É importante lembrar que a “seca”, enquanto fenômeno climático
transforma-se no drama de muitos e na alegria de alguns. Alguns poucos,
em plena agonia dos sertanejos faturam econômica e politicamente nessas
crises. É cruel, parece desumano, mas é a pura verdade e obedece à
lógica do capital. Para dar um exemplo: já imaginaram quanto está
faturando a Bünge, com os atuais preços estratosféricos de seu farelo de
soja? Ela, monopólio absoluto no fornecimento desse insumo para
alimentar rebanhos em todo o semiárido, que subiu nos últimos meses,
cerca de 100%. Sem nenhum limite governamental, nenhuma regulação de
preços. Sem nenhuma atitude digna de que expresse coragem em favor dos
seus consumidores. Agem livres, inçados pela lei da oferta e da procura.
Pergunto: para que serve a CONAB? Por que não regular o preço desse
produto, como teoricamente fazem com o milho? Será que é porque a soja,
no grosso é produzido e comercializado por grandes corporações
multinacionais? Os insumos da agropecuária nordestina/sertaneja subiram
100%, sem nenhuma ação governamental ou jurídica que protegesse esses
consumidores, produtores do leite que consumimos.
Por que se emperram tanto os financiamentos para construções das
cisternas e de todo um conjunto de pequenas obras de estocagem de água e
alimentos para os povos e os bichos do semiárido? Medidas de custos
financeiros tão baixos e de alcance social altíssimos...
Para mim é tão claro que falta vontade e compromisso político, que não
me surpreendem mais os discursos demagógicos. Quanto não foi gasto na
obra da transposição? Que denunciávamos e continuamos denunciando como
inócua para a convivência com a seca no nosso semiárido e que poderia se
tornar num sumidouro de dinheiro como denunciam hoje os próprios
defensores daquela obra. Dinheiro que fez e faz falta para construir
adutoras a menos de 1 (um) quilômetro do São Francisco. Que poderia ter
construído diversas cisternas, silos e outras tecnologias de estocagem
de água e alimentos na região.

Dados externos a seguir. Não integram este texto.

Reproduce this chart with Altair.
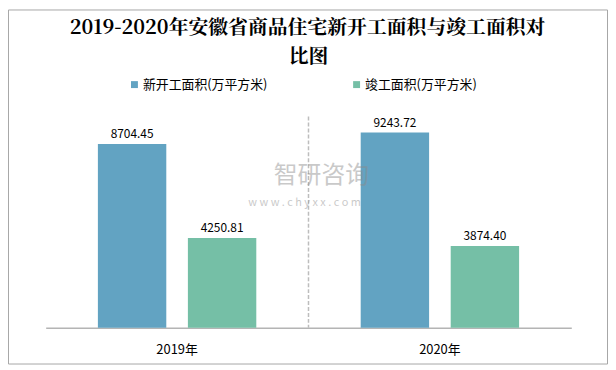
import altair as alt
import pandas as pd

years = ["2019年", "2020年"]
series = ["新开工面积(万平方米)", "竣工面积(万平方米)"]
new_start = [8704.45, 9243.72]
completed = [4250.81, 3874.40]
colors = ["#62A3C2", "#75BFA6"]
title_lines = ["2019-2020年安徽省商品住宅新开工面积与竣工面积对", "比图"]
watermark = ["智研咨询", "w w w . c h y x x . c o m"]

rows = []
for i, yr in enumerate(years):
    rows.append({"year": yr, "series": series[0], "value": new_start[i], "label": f"{new_start[i]:.2f}"})
    rows.append({"year": yr, "series": series[1], "value": completed[i], "label": f"{completed[i]:.2f}"})
df = pd.DataFrame(rows)

FONT = "Noto Sans CJK SC"
TITLE_FONT = "Noto Serif CJK SC, Noto Sans CJK SC"


def make_x(**kw):
    return alt.X(
        "year:N", sort=years,
        scale=alt.Scale(domain=years, paddingInner=0, paddingOuter=0),
        axis=alt.Axis(title=None, labelAngle=0, ticks=False, domainColor="#b4b4b4",
                      domainWidth=1.5, labelFontSize=13, labelColor="#000000",
                      labelFont=FONT, labelPadding=16, grid=False),
        **kw,
    )


xo = alt.XOffset("series:N", sort=series,
                 scale=alt.Scale(domain=series, paddingInner=0.24, paddingOuter=0.58))
y = alt.Y("value:Q", scale=alt.Scale(domain=[0, 10000]), axis=None)
color = alt.Color(
    "series:N", sort=series,
    scale=alt.Scale(domain=series, range=colors),
    legend=alt.Legend(title=None, orient="none", direction="horizontal",
                      legendX=83, legendY=-39, symbolType="square", symbolSize=49,
                      symbolStrokeWidth=0, labelFontSize=13, labelFont=FONT,
                      labelColor="#000000", columnPadding=83, labelOffset=2, padding=0),
)

base = alt.Chart(df)
bars = base.mark_bar().encode(x=make_x(), xOffset=xo, y=y, color=color)
labels = base.mark_text(dy=-10, fontSize=12, font=FONT, color="#000000").encode(
    x=make_x(), xOffset=xo, y=y, text="label:N")

sep_df = pd.DataFrame({"year": [years[1]]})
sep = alt.Chart(sep_df).mark_rule(color="#bdbdbd", strokeDash=[4, 2], strokeWidth=1.5).encode(
    x=make_x(bandPosition=0))

one = pd.DataFrame({"k": [0]})
frame = alt.Chart(one).mark_rect(fillOpacity=0, stroke="#a6a6a6", strokeWidth=1).encode(
    x=alt.value(-37.5), x2=alt.value(566.5), y=alt.value(-107.5), y2=alt.value(249.5))

t1 = alt.Chart(one).mark_text(fontSize=20, fontWeight="bold", font=TITLE_FONT, color="#000000",
                              align="center", baseline="middle").encode(
    x=alt.value(264), y=alt.value(-89), text=alt.value(title_lines[0]))
t2 = alt.Chart(one).mark_text(fontSize=20, fontWeight="bold", font=TITLE_FONT, color="#000000",
                              align="center", baseline="middle").encode(
    x=alt.value(265), y=alt.value(-60), text=alt.value(title_lines[1]))

w1 = alt.Chart(one).mark_text(fontSize=24, font=FONT, color="#8a8a8a", opacity=0.45,
                              align="center", baseline="middle").encode(
    x=alt.value(278), y=alt.value(60), text=alt.value(watermark[0]))
w2 = alt.Chart(one).mark_text(fontSize=11, font=FONT, color="#8a8a8a", opacity=0.45,
                              align="center", baseline="middle").encode(
    x=alt.value(261), y=alt.value(87), text=alt.value(watermark[1]))

chart = alt.layer(frame, sep, bars, labels, w1, w2, t1, t2).properties(
    width=530, height=213,
    padding={"left": 38, "top": 108, "right": 37, "bottom": 37},
    autosize=alt.AutoSizeParams(type="none"),
).configure(background="#ffffff", view=alt.ViewConfig(stroke=None))

chart.save("out.html", embed_options={"renderer": "svg", "actions": False})
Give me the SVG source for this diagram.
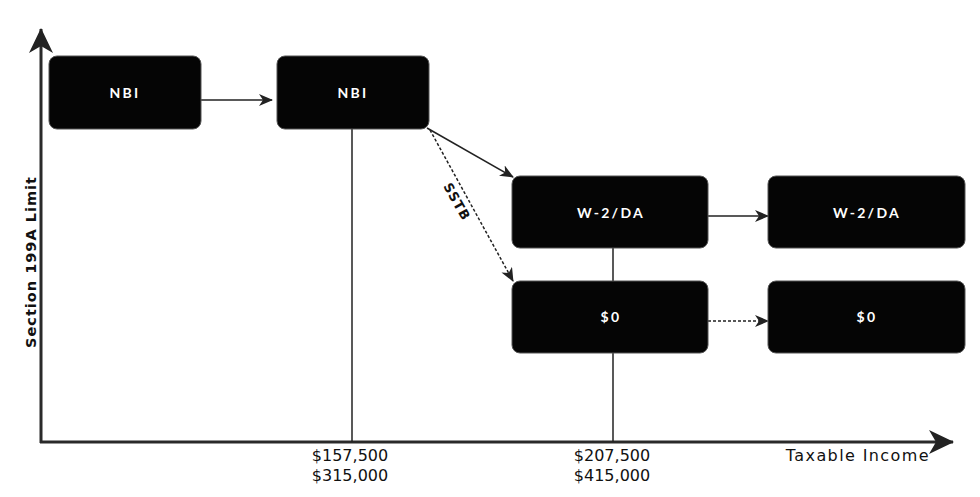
<svg xmlns="http://www.w3.org/2000/svg" width="980" height="497" viewBox="0 0 980 497">
<style>
.box{fill:#050505;stroke:#555;stroke-width:1}
.lbl{fill:#fff;font-family:"Lato","DejaVu Sans",sans-serif;font-weight:bold;font-size:14px;letter-spacing:2.3px;text-anchor:middle}
.ax{stroke:#2a2a2a;stroke-width:3;fill:none}
.ln{stroke:#222;stroke-width:1.5;fill:none}
.dot{stroke:#222;stroke-width:1.5;fill:none;stroke-dasharray:3 2}
.t{fill:#111;font-family:"DejaVu Sans","Liberation Sans",sans-serif;font-size:16px}
.tb{fill:#111;font-family:"DejaVu Sans","Liberation Sans",sans-serif;font-weight:bold;letter-spacing:1px;text-anchor:middle}
</style>
<defs>
<marker id="ah" markerWidth="14" markerHeight="12" refX="13" refY="6" orient="auto" markerUnits="userSpaceOnUse">
<path d="M0,0 L14,6 L0,12 L4,6 Z" fill="#222"/>
</marker>
<marker id="axh" markerWidth="26" markerHeight="24" refX="24" refY="12" orient="auto" markerUnits="userSpaceOnUse">
<path d="M0,0 L25,12 L0,24 L7,12 Z" fill="#222"/>
</marker>
</defs>
<g id="axes">
<line class="ax" x1="41" y1="443" x2="41" y2="29" marker-end="url(#axh)"/>
<line class="ax" x1="40" y1="442" x2="953" y2="442" marker-end="url(#axh)"/>
<text class="tb" style="font-size:14.5px" transform="translate(36,262) rotate(-90)">Section 199A Limit</text>
<text class="t" x="930" y="461" text-anchor="end" letter-spacing="1.4">Taxable Income</text>
<text class="t" x="350" y="461" text-anchor="middle">$157,500</text>
<text class="t" x="350" y="481" text-anchor="middle">$315,000</text>
<text class="t" x="612" y="461" text-anchor="middle">$207,500</text>
<text class="t" x="612" y="481" text-anchor="middle">$415,000</text>
</g>
<g id="connectors">
<line class="ln" x1="352" y1="129" x2="352" y2="442"/>
<line class="ln" x1="613" y1="248" x2="613" y2="281"/>
<line class="ln" x1="613" y1="353" x2="613" y2="442"/>
<line class="ln" x1="201" y1="100" x2="272" y2="100" marker-end="url(#ah)"/>
<line class="ln" x1="427" y1="128" x2="513" y2="177" marker-end="url(#ah)"/>
<line class="dot" x1="430" y1="130" x2="513" y2="281" marker-end="url(#ah)"/>
<line class="ln" x1="708" y1="216" x2="768" y2="216" marker-end="url(#ah)"/>
<line class="dot" x1="708" y1="321" x2="768" y2="321" marker-end="url(#ah)"/>
<text class="tb" style="font-size:13px" transform="translate(453,204) rotate(61)">SSTB</text>
</g>
<g id="nbi1"><rect class="box" x="49" y="56" width="152" height="73" rx="8"/><text class="lbl" x="125" y="98">NBI</text></g>
<g id="nbi2"><rect class="box" x="277" y="56" width="152" height="73" rx="8"/><text class="lbl" x="353" y="98">NBI</text></g>
<g id="w2da1"><rect class="box" x="512" y="176" width="196" height="72" rx="8"/><text class="lbl" x="611" y="218">W-2/DA</text></g>
<g id="zero1"><rect class="box" x="512" y="281" width="196" height="72" rx="8"/><text class="lbl" x="611" y="322">$0</text></g>
<g id="w2da2"><rect class="box" x="768" y="176" width="197" height="72" rx="8"/><text class="lbl" x="867" y="218">W-2/DA</text></g>
<g id="zero2"><rect class="box" x="768" y="281" width="197" height="72" rx="8"/><text class="lbl" x="867" y="322">$0</text></g>
</svg>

Quanto de dinheiro não é retirado de
políticas públicas que poderiam preparar, técnica e materialmente, os
sertanejos para estocarem água, alimentos humanos e animais, para
enfrentar o período de estiagem com dignidade e tranqüilidade, como
muitos fazem por iniciativa própria em pleno território mais seco do
Brasil.
Conheço diversos agricultores que enfrentam a estiagem com certa
tranqüilidade. Preparados para ela. Realidade que poderia ser
generalizada Brasil afora, com custos baixíssimos comparados a certas
obras faraônicas. Mas a opção política ainda é a mesma: encher as burras
de empreiteiras, corporações, bancos e oligarquias, dando razões
atualizadas à Gilberto Gil e sua “Procissão”.